(Figure scripts)

>> start

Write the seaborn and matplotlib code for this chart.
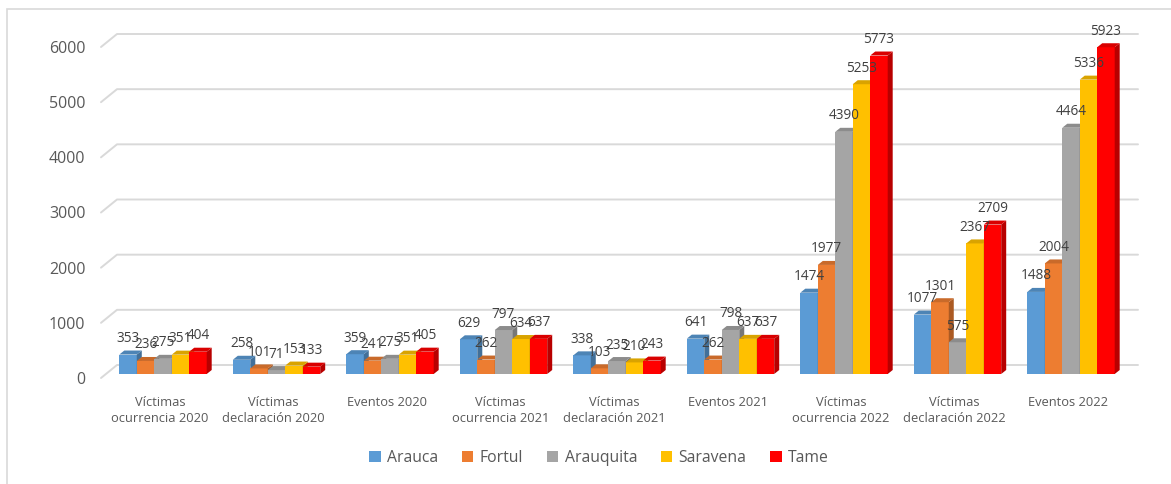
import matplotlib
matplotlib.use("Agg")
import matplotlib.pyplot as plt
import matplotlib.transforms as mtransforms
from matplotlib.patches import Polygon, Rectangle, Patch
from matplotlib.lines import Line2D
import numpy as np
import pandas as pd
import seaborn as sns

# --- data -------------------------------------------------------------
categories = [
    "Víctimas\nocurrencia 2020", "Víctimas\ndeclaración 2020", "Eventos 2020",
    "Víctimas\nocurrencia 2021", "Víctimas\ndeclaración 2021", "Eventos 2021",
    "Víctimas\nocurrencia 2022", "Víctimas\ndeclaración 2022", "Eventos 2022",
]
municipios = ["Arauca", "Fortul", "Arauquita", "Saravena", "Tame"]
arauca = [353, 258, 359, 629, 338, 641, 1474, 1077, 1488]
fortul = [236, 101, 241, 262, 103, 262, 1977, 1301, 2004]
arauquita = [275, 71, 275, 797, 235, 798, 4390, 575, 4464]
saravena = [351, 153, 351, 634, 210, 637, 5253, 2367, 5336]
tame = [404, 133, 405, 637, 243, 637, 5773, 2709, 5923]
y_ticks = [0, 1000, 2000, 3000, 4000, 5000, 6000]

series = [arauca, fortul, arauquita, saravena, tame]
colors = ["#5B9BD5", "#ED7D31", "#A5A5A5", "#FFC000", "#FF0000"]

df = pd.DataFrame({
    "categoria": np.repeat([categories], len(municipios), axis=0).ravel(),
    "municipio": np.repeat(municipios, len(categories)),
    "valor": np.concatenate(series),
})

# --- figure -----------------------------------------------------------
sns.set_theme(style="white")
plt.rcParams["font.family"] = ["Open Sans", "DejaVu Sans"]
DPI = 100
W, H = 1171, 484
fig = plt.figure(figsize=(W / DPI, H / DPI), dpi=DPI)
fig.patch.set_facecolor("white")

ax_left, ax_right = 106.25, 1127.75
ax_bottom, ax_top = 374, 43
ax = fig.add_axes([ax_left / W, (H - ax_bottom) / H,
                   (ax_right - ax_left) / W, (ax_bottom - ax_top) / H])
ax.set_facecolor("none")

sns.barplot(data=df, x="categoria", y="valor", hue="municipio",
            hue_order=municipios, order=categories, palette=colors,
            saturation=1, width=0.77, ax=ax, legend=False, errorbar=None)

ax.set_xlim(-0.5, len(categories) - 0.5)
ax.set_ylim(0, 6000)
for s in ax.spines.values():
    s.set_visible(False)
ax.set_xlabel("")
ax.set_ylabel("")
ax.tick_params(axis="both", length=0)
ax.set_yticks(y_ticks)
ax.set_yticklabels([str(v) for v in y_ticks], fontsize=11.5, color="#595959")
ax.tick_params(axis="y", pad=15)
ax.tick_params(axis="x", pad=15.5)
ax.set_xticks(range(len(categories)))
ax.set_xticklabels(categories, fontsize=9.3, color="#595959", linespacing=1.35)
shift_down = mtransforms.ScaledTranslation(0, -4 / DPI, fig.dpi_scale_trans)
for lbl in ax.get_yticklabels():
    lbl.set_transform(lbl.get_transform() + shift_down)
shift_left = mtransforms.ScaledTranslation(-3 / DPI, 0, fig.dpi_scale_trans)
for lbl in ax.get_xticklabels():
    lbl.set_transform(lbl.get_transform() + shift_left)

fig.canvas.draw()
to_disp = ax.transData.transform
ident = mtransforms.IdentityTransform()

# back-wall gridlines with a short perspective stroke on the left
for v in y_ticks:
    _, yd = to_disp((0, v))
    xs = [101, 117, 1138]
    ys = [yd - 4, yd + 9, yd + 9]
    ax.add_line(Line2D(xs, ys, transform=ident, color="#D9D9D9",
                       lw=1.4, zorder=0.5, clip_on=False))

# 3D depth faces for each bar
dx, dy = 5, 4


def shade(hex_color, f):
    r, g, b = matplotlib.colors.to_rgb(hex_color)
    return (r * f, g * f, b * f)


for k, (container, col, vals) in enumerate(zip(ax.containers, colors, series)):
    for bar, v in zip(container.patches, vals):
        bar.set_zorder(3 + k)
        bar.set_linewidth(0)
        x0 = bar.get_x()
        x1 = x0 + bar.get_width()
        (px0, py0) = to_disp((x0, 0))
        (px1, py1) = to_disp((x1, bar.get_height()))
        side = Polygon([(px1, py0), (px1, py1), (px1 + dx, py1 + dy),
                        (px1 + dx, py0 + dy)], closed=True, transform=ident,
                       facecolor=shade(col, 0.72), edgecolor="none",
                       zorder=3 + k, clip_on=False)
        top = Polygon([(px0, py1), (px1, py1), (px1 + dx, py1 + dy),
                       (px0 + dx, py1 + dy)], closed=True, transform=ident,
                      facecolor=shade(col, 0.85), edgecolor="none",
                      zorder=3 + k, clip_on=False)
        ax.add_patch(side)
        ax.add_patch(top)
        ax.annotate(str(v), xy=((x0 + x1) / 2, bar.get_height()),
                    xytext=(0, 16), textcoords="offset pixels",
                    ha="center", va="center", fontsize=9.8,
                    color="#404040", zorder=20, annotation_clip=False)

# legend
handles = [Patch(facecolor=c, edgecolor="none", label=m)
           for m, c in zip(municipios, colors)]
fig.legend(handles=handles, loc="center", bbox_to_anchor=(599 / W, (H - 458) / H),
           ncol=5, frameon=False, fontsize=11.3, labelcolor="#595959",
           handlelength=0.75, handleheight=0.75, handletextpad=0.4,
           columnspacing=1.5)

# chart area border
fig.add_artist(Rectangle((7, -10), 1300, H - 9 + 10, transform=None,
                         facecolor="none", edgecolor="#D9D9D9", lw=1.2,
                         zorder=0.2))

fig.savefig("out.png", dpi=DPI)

>> end
>> start

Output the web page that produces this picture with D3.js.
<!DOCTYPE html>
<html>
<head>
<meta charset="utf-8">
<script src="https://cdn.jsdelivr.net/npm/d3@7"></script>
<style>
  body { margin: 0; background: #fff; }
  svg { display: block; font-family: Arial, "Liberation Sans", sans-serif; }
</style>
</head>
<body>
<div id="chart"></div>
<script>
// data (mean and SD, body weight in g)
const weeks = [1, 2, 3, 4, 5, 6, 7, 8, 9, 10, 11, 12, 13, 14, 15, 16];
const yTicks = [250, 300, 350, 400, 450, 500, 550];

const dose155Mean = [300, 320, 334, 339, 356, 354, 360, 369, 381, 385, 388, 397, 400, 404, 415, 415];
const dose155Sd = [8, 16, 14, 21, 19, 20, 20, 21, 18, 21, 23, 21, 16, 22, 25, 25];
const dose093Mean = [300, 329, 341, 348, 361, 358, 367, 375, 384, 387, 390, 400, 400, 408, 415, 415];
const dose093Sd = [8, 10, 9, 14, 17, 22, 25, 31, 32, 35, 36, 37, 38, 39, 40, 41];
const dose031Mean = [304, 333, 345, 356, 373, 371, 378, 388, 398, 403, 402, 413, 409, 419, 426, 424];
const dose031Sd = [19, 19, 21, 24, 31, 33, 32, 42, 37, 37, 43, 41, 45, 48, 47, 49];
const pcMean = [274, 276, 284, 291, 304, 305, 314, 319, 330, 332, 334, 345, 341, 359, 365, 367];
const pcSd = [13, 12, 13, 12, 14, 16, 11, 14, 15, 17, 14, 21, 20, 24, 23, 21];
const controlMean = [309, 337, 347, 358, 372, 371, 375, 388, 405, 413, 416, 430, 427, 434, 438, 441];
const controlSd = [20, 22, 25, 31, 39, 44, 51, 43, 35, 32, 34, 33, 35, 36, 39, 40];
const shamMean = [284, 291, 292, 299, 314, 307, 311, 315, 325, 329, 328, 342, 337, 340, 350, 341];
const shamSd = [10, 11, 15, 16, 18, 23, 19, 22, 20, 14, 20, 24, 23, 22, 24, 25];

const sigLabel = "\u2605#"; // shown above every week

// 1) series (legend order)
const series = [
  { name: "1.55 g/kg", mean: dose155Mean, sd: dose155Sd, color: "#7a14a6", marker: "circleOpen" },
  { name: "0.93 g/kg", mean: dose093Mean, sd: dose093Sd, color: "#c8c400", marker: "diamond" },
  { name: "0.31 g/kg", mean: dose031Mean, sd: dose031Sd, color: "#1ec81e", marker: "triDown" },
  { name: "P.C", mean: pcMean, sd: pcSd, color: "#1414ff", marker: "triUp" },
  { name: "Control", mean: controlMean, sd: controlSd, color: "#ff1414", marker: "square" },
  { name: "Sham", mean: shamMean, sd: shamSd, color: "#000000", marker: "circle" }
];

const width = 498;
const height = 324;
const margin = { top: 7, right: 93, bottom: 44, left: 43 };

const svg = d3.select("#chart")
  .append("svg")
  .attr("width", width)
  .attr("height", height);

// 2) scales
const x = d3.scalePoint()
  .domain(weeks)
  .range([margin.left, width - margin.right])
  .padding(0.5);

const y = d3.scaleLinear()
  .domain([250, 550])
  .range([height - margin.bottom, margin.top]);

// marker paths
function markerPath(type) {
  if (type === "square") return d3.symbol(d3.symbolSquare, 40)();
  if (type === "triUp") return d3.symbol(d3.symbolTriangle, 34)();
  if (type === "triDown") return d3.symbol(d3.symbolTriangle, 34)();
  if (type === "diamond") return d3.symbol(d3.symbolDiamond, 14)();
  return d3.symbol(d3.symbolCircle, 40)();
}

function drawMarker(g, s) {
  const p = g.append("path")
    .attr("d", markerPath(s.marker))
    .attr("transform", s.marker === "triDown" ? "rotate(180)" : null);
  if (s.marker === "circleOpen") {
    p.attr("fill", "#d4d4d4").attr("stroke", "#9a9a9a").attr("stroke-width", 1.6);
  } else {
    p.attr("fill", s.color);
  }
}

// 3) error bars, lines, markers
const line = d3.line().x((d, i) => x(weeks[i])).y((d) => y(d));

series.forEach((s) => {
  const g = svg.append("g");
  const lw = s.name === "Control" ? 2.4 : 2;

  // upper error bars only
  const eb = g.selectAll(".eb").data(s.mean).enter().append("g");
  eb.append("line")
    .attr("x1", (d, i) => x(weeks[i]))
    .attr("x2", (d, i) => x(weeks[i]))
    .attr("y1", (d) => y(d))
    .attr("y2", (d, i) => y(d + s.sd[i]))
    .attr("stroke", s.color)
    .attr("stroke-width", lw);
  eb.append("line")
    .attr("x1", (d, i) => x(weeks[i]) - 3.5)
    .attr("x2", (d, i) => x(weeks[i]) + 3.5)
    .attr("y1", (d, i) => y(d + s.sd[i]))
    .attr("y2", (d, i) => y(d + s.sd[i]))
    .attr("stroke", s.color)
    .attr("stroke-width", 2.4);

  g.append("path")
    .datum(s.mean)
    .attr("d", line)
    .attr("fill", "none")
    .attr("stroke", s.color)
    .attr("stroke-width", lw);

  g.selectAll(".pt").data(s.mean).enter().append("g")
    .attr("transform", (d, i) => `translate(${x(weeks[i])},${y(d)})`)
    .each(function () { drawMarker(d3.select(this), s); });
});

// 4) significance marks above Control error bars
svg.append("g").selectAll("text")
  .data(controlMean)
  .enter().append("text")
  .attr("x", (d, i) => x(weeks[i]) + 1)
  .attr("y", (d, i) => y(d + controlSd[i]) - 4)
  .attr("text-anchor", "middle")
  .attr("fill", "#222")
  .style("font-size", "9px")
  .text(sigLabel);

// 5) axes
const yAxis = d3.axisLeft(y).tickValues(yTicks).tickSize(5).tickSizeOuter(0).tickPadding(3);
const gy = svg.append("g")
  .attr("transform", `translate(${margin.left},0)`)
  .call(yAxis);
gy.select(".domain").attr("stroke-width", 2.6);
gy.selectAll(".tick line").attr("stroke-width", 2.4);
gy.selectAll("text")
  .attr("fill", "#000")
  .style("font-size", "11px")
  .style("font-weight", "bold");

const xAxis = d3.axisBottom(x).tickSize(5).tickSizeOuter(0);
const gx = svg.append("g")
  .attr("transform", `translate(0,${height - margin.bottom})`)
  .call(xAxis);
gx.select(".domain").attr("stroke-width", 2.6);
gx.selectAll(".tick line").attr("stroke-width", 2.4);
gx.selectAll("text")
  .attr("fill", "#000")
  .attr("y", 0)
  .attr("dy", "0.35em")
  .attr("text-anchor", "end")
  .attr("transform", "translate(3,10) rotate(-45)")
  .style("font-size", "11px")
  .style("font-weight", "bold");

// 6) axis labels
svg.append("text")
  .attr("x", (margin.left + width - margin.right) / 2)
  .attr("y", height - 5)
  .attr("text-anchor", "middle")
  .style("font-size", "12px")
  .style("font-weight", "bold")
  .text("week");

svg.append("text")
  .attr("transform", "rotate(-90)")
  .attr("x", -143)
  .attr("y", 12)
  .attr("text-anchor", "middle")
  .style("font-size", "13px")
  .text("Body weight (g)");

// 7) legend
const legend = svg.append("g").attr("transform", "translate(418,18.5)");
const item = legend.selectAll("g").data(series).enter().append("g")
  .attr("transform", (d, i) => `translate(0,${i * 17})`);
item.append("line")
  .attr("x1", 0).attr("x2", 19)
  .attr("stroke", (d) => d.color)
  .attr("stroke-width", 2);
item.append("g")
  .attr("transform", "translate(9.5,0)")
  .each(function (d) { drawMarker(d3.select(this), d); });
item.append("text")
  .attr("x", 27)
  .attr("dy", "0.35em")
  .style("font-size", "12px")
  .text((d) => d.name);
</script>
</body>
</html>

>> end

### What needs to be done
Copy exactly, and copy only, the lines from the one with "Write the seaborn" to the one with "import seaborn as sns", ends included. Pictures are not part of the copy.

### Result
Write the seaborn and matplotlib code for this chart.
import matplotlib
matplotlib.use("Agg")
import matplotlib.pyplot as plt
import matplotlib.transforms as mtransforms
from matplotlib.patches import Polygon, Rectangle, Patch
from matplotlib.lines import Line2D
import numpy as np
import pandas as pd
import seaborn as sns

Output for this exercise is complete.